::: Task data

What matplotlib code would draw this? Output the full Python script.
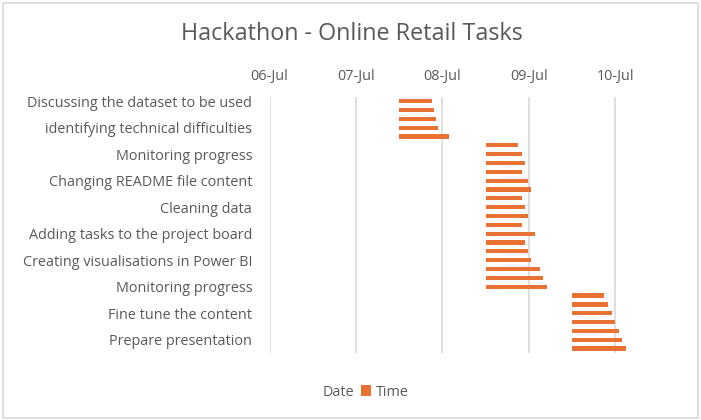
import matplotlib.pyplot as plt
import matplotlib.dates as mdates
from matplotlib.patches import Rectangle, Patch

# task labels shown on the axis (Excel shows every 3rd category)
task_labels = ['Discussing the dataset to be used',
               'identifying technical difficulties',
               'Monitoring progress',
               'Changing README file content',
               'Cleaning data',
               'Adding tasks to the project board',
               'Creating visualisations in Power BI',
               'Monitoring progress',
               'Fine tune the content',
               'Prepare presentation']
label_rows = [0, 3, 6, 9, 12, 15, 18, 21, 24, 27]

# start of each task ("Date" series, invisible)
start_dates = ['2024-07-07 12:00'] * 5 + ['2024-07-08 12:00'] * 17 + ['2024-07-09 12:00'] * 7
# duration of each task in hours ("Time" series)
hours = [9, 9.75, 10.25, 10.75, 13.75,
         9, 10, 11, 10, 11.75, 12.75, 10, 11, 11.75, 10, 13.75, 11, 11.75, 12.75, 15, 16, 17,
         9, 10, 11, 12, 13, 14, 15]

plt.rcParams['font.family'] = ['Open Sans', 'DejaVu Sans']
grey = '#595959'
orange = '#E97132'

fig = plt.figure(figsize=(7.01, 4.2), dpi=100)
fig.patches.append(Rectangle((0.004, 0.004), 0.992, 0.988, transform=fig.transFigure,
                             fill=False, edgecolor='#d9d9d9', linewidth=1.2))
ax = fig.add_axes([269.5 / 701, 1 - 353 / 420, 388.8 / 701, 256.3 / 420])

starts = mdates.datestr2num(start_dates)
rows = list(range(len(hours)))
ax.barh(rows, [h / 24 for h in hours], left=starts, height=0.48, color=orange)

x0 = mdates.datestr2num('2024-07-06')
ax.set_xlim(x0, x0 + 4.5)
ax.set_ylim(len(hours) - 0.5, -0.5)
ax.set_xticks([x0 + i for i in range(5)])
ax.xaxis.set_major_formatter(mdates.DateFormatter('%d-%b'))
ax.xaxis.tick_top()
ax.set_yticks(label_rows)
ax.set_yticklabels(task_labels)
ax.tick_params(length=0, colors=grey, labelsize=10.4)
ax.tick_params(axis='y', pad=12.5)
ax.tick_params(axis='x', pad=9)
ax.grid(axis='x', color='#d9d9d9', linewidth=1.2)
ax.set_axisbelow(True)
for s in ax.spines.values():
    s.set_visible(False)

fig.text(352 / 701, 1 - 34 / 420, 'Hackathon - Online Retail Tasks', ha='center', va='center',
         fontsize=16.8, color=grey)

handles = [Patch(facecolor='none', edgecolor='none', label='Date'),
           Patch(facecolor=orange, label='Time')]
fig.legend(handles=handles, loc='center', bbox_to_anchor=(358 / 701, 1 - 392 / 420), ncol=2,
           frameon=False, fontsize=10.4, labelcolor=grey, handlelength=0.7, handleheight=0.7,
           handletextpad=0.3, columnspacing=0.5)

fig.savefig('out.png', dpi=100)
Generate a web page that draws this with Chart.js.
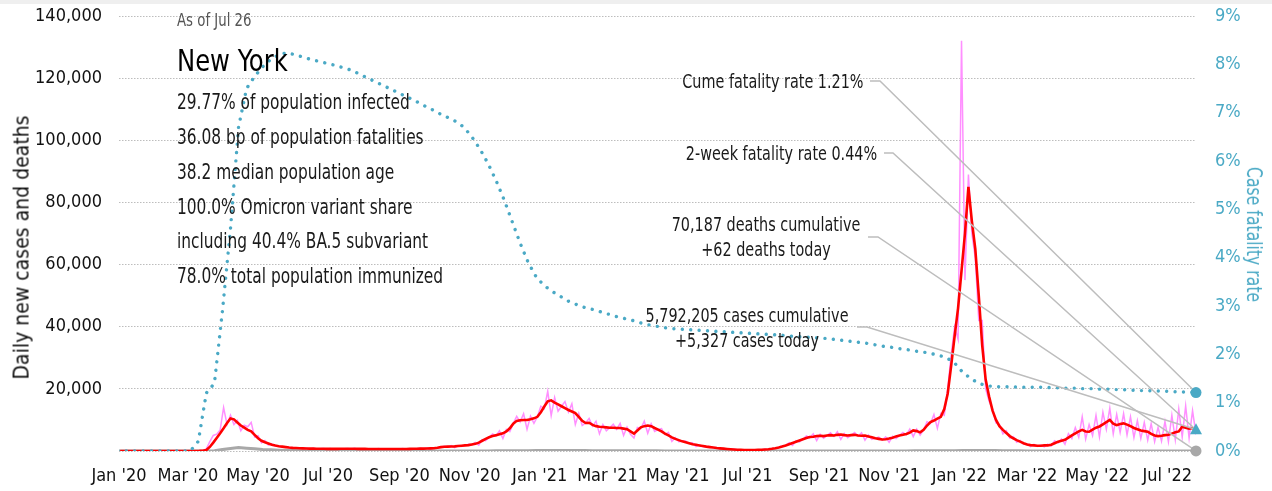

::::::

Exactly as written, repeat the lines from the beginning of the entries up to and including the line with "from matplotlib.patches import", but not the pictures.

Answer -
What matplotlib code would draw this? Output the full Python script.
import matplotlib.pyplot as plt
import matplotlib.dates as mdates
from matplotlib.patches import Rectangle, Patch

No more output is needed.